In its March 2 endorsement, the state's leading newspaper, the Chicago Tribune wrote: "Vallas is the best Democrat to wrestle effectively with two of the state's most immediate concerns: its economic health and the education of its children. He has the track record to prove it. His opponents can't even come close."

In southern Illinois, Glenn Poshard, a former state senator and Democratic gubernatorial nominee in 1998, said in his endorsement that Mr. Vallas was a crucial asset when he worked with the legislature on budget issues in the 1980's.

"There were countless nights when Paul would be at his desk until 3 a.m., helping us figure out how to balance the state budget," Mr. Poshard, now a vice chancellor at Southern Illinois University, wrote.

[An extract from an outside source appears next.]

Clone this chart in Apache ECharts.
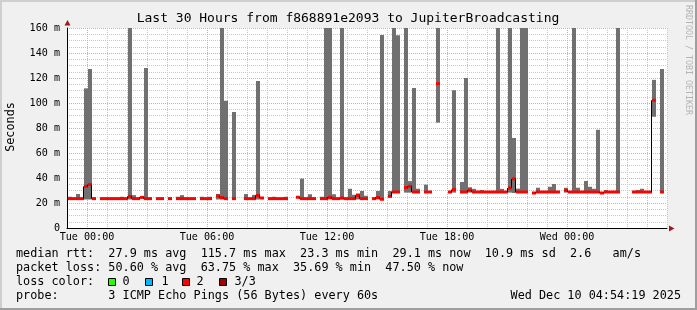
<!DOCTYPE html>
<html><head><meta charset="utf-8">
<script src="https://cdn.jsdelivr.net/npm/echarts@6/dist/echarts.min.js"></script>
<style>html,body{margin:0;padding:0;background:#f0f0f0}#c{width:697px;height:310px}</style>
</head><body><div id="c"></div>
<script>
// ---- data (hours relative to Tue 00:00, step = 12 min) ----
const STEP_START = -0.95;
const STEP = 0.2;
const medians = [
 23.5,23.5,23.5,23.5,33.3,34.7,23.5,null,23.5,23.5,
 23.5,23.5,23.5,23.5,23.5,25.3,23.5,23.5,24.5,23.5,
 23.5,null,23.5,23.5,null,23.5,null,23.5,23.5,23.5,
 23.5,23.5,null,23.5,23.5,23.5,null,25.6,24.3,23.5,
 null,23.5,null,null,23.5,23.5,23.5,26,24,null,
 23.5,23.5,23.5,23.5,23.5,null,null,24.6,23.5,23.5,
 23.5,23.5,null,23.5,23.5,24.5,23.5,23.5,24,23.5,
 23.5,23.5,26,23.5,23.5,null,23.5,24.4,23,null,
 25.3,28.8,28.8,null,32.3,33.3,28.8,28.8,null,28.8,
 28.8,null,115.5,null,null,28.8,30.7,null,28.8,28.8,
 30.3,28.8,28.8,28.8,28.8,28.8,28.8,28.8,28.8,28.8,
 32,39.3,28.8,28.8,28.8,null,28,28.8,28.8,28.8,
 28.8,28.8,28.8,null,30.2,28.8,28.8,28.8,28.8,28.8,
 28.8,28.8,28.8,28,28.8,28.8,28.8,28.8,null,null,
 null,28.8,28.8,28.8,28.8,28.8,102.2,null,28.8
];
const smokeIdx = [0,2,4,5,13,15,16,19,27,28, 33,35,37,38,39,41,44,46,47,51,
 54,58,60,63,64,65,66,68,70,71, 72,73,74,77,78,80,81,82,84,85,
 86,87,89,92,96,98,99,100,101,103, 107,108,110,111,112,113,114,117,120,121,
 124,126,127,129,130,131,132,134,137,142, 143,146,148];
const smokeHigh = [25,27.2,111.7,127.2,25,175,26.3,128,25,26.3,
 25,25,27.2,175,101.8,92.8,27.2,26.5,117.6,25,
 25,39.5,27,25,175,175,27,175,31.4,26.6,
 27.7,29.6,25.8,29.6,154.4,29.6,175,154.2,175,37.5,
 112,31.4,34.7,175,110.2,36.8,120,32.6,31.3,30.4,
 175,31.3,175,72,31.5,175,175,32.2,33,35.2,
 32.2,175,32.2,37.6,33,31.4,78.6,30.4,175,30.4,
 31.4,118.5,127.2];
const smokeLow = [22.8,22.8,22.8,22.8,22.8,22.8,22.8,22.8,22.8,22.8,
 22.8,22.8,22.8,22.8,22.8,22.8,22.8,22.8,22.8,22.8,
 22.8,22.8,22.8,22.8,22.8,22.8,22.8,22.8,22.8,22.8,
 22.8,22.8,22.8,22.8,22.8,25,28.3,28.3,28.3,28.3,
 28.3,28.3,28.3,84.3,28.3,28.3,28.3,28.3,28.3,28.3,
 28.3,28.3,28.3,28,28.3,28.3,28.3,28.3,28.3,28.3,
 28.3,28.3,28.3,28.3,28.3,28.3,28.3,28.3,28.3,28.3,
 28.3,89,28.3];
const xLabelHours = [0,6,12,18,24];
const xLabelTexts = ['Tue 00:00','Tue 06:00','Tue 12:00','Tue 18:00','Wed 00:00'];
const legendLines = [
 'median rtt:  27.9 ms avg  115.7 ms max  23.3 ms min  29.1 ms now  10.9 ms sd  2.6   am/s',
 'packet loss: 50.60 % avg  63.75 % max  35.69 % min  47.50 % now',
 'loss color:',
 'probe:       3 ICMP Echo Pings (56 Bytes) every 60s'
];
const lossLabels = ['0','1','2','3/3'];
const lossColors = ['#26ff00','#00b8ff','#ff0000','#a00000'];
const titleText = 'Last 30 Hours from f868891e2093 to JupiterBroadcasting';
const dateText = 'Wed Dec 10 04:54:19 2025';

// ---- build ----
const MONO = '"DejaVu Sans Mono", monospace';
const smokeData = smokeIdx.map((i, k) => [STEP_START + i * STEP, smokeLow[k], smokeHigh[k]]);
const medData = [];
medians.forEach((m, i) => { if (m !== null) medData.push([STEP_START + i * STEP, m, i]); });

function renderSmoke(params, api) {
  const t = api.value(0), lo = api.value(1), hi = api.value(2);
  const p0 = api.coord([t, lo]), p1 = api.coord([t + STEP, hi]);
  const cs = params.coordSys;
  const r = echarts.graphic.clipRectByRect(
    {x: p0[0], y: p1[1], width: p1[0] - p0[0], height: p0[1] - p1[1]},
    {x: cs.x, y: cs.y, width: cs.width, height: cs.height});
  if (!r) return null;
  return {type: 'rect', shape: r, style: {fill: '#707070'}};
}
function renderMedian(params, api) {
  const t = api.value(0), m = api.value(1), i = api.value(2);
  const a = api.coord([t, m]), b = api.coord([t + STEP, m]);
  const children = [];
  const pm = i > 0 ? medians[i - 1] : null;
  if (pm !== null && pm !== m) {
    const p = api.coord([t, pm]);
    const xx = Math.round(a[0]) - 0.5;
    children.push({type: 'line', shape: {x1: xx, y1: p[1], x2: xx, y2: a[1]}, style: {stroke: '#000', lineWidth: 1}});
  }
  children.push({type: 'line', shape: {x1: a[0], y1: a[1], x2: b[0], y2: a[1]}, style: {stroke: '#000', lineWidth: 1}});
  children.push({type: 'rect', shape: {x: a[0], y: a[1] - 1.5, width: b[0] - a[0], height: 3}, style: {fill: lossColors[2]}});
  return {type: 'group', children};
}

const GRAY = '#c8c8c8', PINK = '#f0a0a0';
const graphics = [
  {type: 'rect', shape: {x: 0, y: 0, width: 697, height: 2}, style: {fill: '#cfcfcf'}, silent: true},
  {type: 'rect', shape: {x: 0, y: 0, width: 2, height: 310}, style: {fill: '#cfcfcf'}, silent: true},
  {type: 'rect', shape: {x: 0, y: 308, width: 697, height: 2}, style: {fill: '#9e9e9e'}, silent: true},
  {type: 'rect', shape: {x: 695, y: 0, width: 2, height: 310}, style: {fill: '#9e9e9e'}, silent: true},
  {type: 'polygon', shape: {points: [[669, 225.5], [674.5, 228.5], [669, 231.5]]}, style: {fill: '#a01818'}, z: 10},
  {type: 'polygon', shape: {points: [[64.5, 25.5], [67.5, 20], [70.5, 25.5]]}, style: {fill: '#a01818'}, z: 10},
  {type: 'text', x: 348, y: 19, style: {text: titleText, font: '13px ' + MONO, fill: '#000', align: 'center', verticalAlign: 'middle', textAlign: 'center', textVerticalAlign: 'middle'}},
  {type: 'text', x: 11, y: 127, rotation: Math.PI / 2, style: {text: 'Seconds', font: '11.8px ' + MONO, fill: '#000', align: 'center', verticalAlign: 'middle', textAlign: 'center', textVerticalAlign: 'middle'}},
  {type: 'text', x: 688, y: 5, rotation: -Math.PI / 2, style: {text: 'RRDTOOL / TOBI OETIKER', font: '8.3px ' + MONO, fill: '#b4b4b4', align: 'left', verticalAlign: 'middle', textAlign: 'left', textVerticalAlign: 'middle'}},
  {type: 'text', x: 681, y: 296, style: {text: dateText, font: '11.8px ' + MONO, fill: '#000', align: 'right', verticalAlign: 'middle', textAlign: 'right', textVerticalAlign: 'middle'}}
];
const lineY = [254.3, 268.3, 282.3, 296];
legendLines.forEach((s, k) => graphics.push({type: 'text', x: 16, y: lineY[k], style: {text: s, font: '11.8px ' + MONO, fill: '#000', align: 'left', verticalAlign: 'middle', textAlign: 'left', textVerticalAlign: 'middle'}}));
const boxX = [108.5, 145.5, 182.5, 219.5], lblX = [122.5, 161.5, 196.5, 234.5];
lossLabels.forEach((s, k) => {
  graphics.push({type: 'rect', shape: {x: boxX[k], y: 278.5, width: 7, height: 7}, style: {fill: lossColors[k], stroke: '#000', lineWidth: 1}});
  graphics.push({type: 'text', x: lblX[k], y: 282.3, style: {text: s, font: '11.8px ' + MONO, fill: '#000', align: 'left', verticalAlign: 'middle', textAlign: 'left', textVerticalAlign: 'middle'}});
});

const chart = echarts.init(document.getElementById('c'), null, {renderer: 'canvas', width: 697, height: 310});
chart.setOption({
  animation: false,
  backgroundColor: '#f0f0f0',
  grid: {left: 67, right: 30, top: 28, bottom: 82, show: true, backgroundColor: '#ffffff', borderWidth: 0},
  xAxis: {
    type: 'value', min: -1, max: 29, interval: 1,
    axisLine: {show: true, onZero: false, lineStyle: {color: '#000', width: 1}},
    axisTick: {show: false},
    axisLabel: {
      formatter: v => { const k = xLabelHours.indexOf(Math.round(v)); return k >= 0 ? xLabelTexts[k] : ''; },
      fontFamily: MONO, fontSize: 10.1, color: '#000', margin: 4
    },
    splitLine: {show: true, lineStyle: {color: [GRAY, PINK, GRAY, GRAY, GRAY, GRAY], type: [1, 1], width: 1}}
  },
  yAxis: {
    type: 'value', min: 0, max: 160, interval: 5,
    axisLine: {show: true, onZero: false, lineStyle: {color: '#000', width: 1}},
    axisTick: {show: false},
    axisLabel: {
      formatter: v => (v % 20 === 0 ? (v === 0 ? '0' : v + ' m') : ''),
      fontFamily: MONO, fontSize: 10.1, color: '#000', margin: 7
    },
    splitLine: {show: true, lineStyle: {color: [PINK, GRAY, GRAY, GRAY], type: [1, 1], width: 1}}
  },
  series: [
    {type: 'custom', renderItem: renderSmoke, data: smokeData, encode: {x: 0, y: [1, 2]}, z: 2},
    {type: 'custom', renderItem: renderMedian, data: medData, encode: {x: 0, y: 1}, z: 3}
  ],
  graphic: graphics
});
</script></body></html>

Last week, experts predicted that the winner of the March 19 Democratic primary likely will be the candidate who manages to pull the most votes from the downstate area and has a respectable showing both in Chicago and its suburbs, Mr. Nowlan said.

"The race can be won by Vallas ... if Paul can amplify his credibility to the undecided voters," he said.

Mr. Vallas, meanwhile, does not believe he is behind as much as the polls have shown, and he believes his new television advertisements and endorsements will help: "I think the gap will close; then it will be a horse race."